* [Problem to solve] Give every line of the data again, unchanged, but with no pictures.

* [Supplied material]
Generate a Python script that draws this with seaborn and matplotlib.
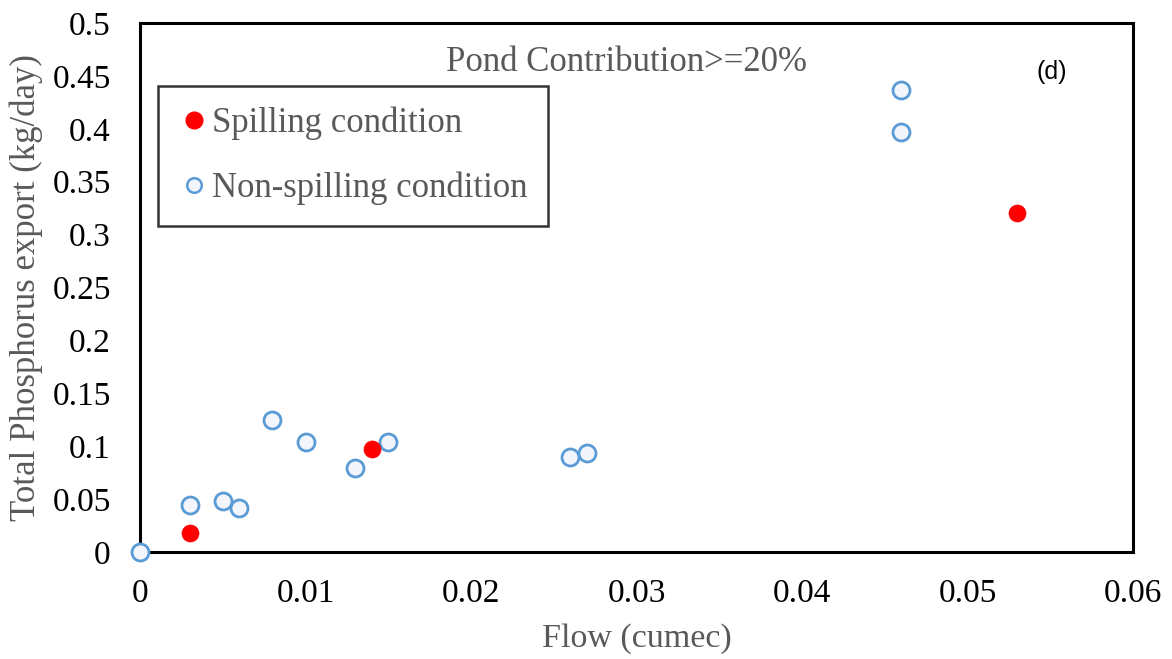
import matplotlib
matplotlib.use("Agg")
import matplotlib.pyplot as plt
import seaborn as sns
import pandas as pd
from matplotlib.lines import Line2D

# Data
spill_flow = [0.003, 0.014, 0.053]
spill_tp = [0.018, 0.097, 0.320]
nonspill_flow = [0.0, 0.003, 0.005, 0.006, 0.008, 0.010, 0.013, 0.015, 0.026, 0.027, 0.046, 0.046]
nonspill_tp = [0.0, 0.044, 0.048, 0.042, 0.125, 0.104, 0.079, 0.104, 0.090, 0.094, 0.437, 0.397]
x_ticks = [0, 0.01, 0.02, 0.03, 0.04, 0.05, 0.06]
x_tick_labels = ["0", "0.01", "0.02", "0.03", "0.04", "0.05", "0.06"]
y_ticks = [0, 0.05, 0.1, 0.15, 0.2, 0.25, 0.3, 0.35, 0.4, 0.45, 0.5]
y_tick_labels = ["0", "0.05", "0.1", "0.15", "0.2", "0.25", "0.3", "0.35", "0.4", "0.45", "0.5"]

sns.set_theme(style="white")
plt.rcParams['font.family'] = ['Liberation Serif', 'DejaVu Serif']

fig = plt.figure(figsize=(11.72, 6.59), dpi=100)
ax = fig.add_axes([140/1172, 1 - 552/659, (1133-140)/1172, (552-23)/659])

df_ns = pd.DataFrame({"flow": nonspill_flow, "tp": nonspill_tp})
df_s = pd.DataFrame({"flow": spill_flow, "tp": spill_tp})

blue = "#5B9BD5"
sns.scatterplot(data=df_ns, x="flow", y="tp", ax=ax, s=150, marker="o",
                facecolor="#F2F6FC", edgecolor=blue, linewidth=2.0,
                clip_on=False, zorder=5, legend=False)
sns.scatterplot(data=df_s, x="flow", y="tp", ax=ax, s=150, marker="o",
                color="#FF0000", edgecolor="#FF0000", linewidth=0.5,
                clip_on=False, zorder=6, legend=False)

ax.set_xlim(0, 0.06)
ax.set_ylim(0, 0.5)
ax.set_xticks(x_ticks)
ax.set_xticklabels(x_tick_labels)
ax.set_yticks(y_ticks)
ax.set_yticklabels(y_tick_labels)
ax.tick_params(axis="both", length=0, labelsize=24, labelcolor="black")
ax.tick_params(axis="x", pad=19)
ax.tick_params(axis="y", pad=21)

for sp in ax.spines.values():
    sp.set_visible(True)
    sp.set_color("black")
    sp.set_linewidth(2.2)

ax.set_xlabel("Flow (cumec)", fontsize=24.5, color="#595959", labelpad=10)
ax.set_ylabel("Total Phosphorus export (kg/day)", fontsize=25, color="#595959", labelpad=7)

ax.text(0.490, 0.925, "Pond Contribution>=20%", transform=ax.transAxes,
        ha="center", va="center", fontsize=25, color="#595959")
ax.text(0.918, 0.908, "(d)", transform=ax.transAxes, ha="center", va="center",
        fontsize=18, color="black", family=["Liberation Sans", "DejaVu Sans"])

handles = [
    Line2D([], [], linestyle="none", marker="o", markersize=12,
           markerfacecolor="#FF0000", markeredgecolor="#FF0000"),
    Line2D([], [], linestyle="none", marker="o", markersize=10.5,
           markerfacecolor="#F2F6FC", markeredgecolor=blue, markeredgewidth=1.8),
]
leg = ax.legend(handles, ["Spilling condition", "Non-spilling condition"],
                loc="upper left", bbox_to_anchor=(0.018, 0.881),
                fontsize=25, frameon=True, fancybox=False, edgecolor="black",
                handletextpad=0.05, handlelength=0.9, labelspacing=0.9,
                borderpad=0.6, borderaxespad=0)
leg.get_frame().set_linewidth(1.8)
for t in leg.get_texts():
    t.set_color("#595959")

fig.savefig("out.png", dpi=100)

* [Answer to the task]
Generate a Python script that draws this with seaborn and matplotlib.
import matplotlib
matplotlib.use("Agg")
import matplotlib.pyplot as plt
import seaborn as sns
import pandas as pd
from matplotlib.lines import Line2D

# Data
spill_flow = [0.003, 0.014, 0.053]
spill_tp = [0.018, 0.097, 0.320]
nonspill_flow = [0.0, 0.003, 0.005, 0.006, 0.008, 0.010, 0.013, 0.015, 0.026, 0.027, 0.046, 0.046]
nonspill_tp = [0.0, 0.044, 0.048, 0.042, 0.125, 0.104, 0.079, 0.104, 0.090, 0.094, 0.437, 0.397]
x_ticks = [0, 0.01, 0.02, 0.03, 0.04, 0.05, 0.06]
x_tick_labels = ["0", "0.01", "0.02", "0.03", "0.04", "0.05", "0.06"]
y_ticks = [0, 0.05, 0.1, 0.15, 0.2, 0.25, 0.3, 0.35, 0.4, 0.45, 0.5]
y_tick_labels = ["0", "0.05", "0.1", "0.15", "0.2", "0.25", "0.3", "0.35", "0.4", "0.45", "0.5"]

sns.set_theme(style="white")
plt.rcParams['font.family'] = ['Liberation Serif', 'DejaVu Serif']

fig = plt.figure(figsize=(11.72, 6.59), dpi=100)
ax = fig.add_axes([140/1172, 1 - 552/659, (1133-140)/1172, (552-23)/659])

df_ns = pd.DataFrame({"flow": nonspill_flow, "tp": nonspill_tp})
df_s = pd.DataFrame({"flow": spill_flow, "tp": spill_tp})

blue = "#5B9BD5"
sns.scatterplot(data=df_ns, x="flow", y="tp", ax=ax, s=150, marker="o",
                facecolor="#F2F6FC", edgecolor=blue, linewidth=2.0,
                clip_on=False, zorder=5, legend=False)
sns.scatterplot(data=df_s, x="flow", y="tp", ax=ax, s=150, marker="o",
                color="#FF0000", edgecolor="#FF0000", linewidth=0.5,
                clip_on=False, zorder=6, legend=False)

ax.set_xlim(0, 0.06)
ax.set_ylim(0, 0.5)
ax.set_xticks(x_ticks)
ax.set_xticklabels(x_tick_labels)
ax.set_yticks(y_ticks)
ax.set_yticklabels(y_tick_labels)
ax.tick_params(axis="both", length=0, labelsize=24, labelcolor="black")
ax.tick_params(axis="x", pad=19)
ax.tick_params(axis="y", pad=21)

for sp in ax.spines.values():
    sp.set_visible(True)
    sp.set_color("black")
    sp.set_linewidth(2.2)

ax.set_xlabel("Flow (cumec)", fontsize=24.5, color="#595959", labelpad=10)
ax.set_ylabel("Total Phosphorus export (kg/day)", fontsize=25, color="#595959", labelpad=7)

ax.text(0.490, 0.925, "Pond Contribution>=20%", transform=ax.transAxes,
        ha="center", va="center", fontsize=25, color="#595959")
ax.text(0.918, 0.908, "(d)", transform=ax.transAxes, ha="center", va="center",
        fontsize=18, color="black", family=["Liberation Sans", "DejaVu Sans"])

handles = [
    Line2D([], [], linestyle="none", marker="o", markersize=12,
           markerfacecolor="#FF0000", markeredgecolor="#FF0000"),
    Line2D([], [], linestyle="none", marker="o", markersize=10.5,
           markerfacecolor="#F2F6FC", markeredgecolor=blue, markeredgewidth=1.8),
]
leg = ax.legend(handles, ["Spilling condition", "Non-spilling condition"],
                loc="upper left", bbox_to_anchor=(0.018, 0.881),
                fontsize=25, frameon=True, fancybox=False, edgecolor="black",
                handletextpad=0.05, handlelength=0.9, labelspacing=0.9,
                borderpad=0.6, borderaxespad=0)
leg.get_frame().set_linewidth(1.8)
for t in leg.get_texts():
    t.set_color("#595959")

fig.savefig("out.png", dpi=100)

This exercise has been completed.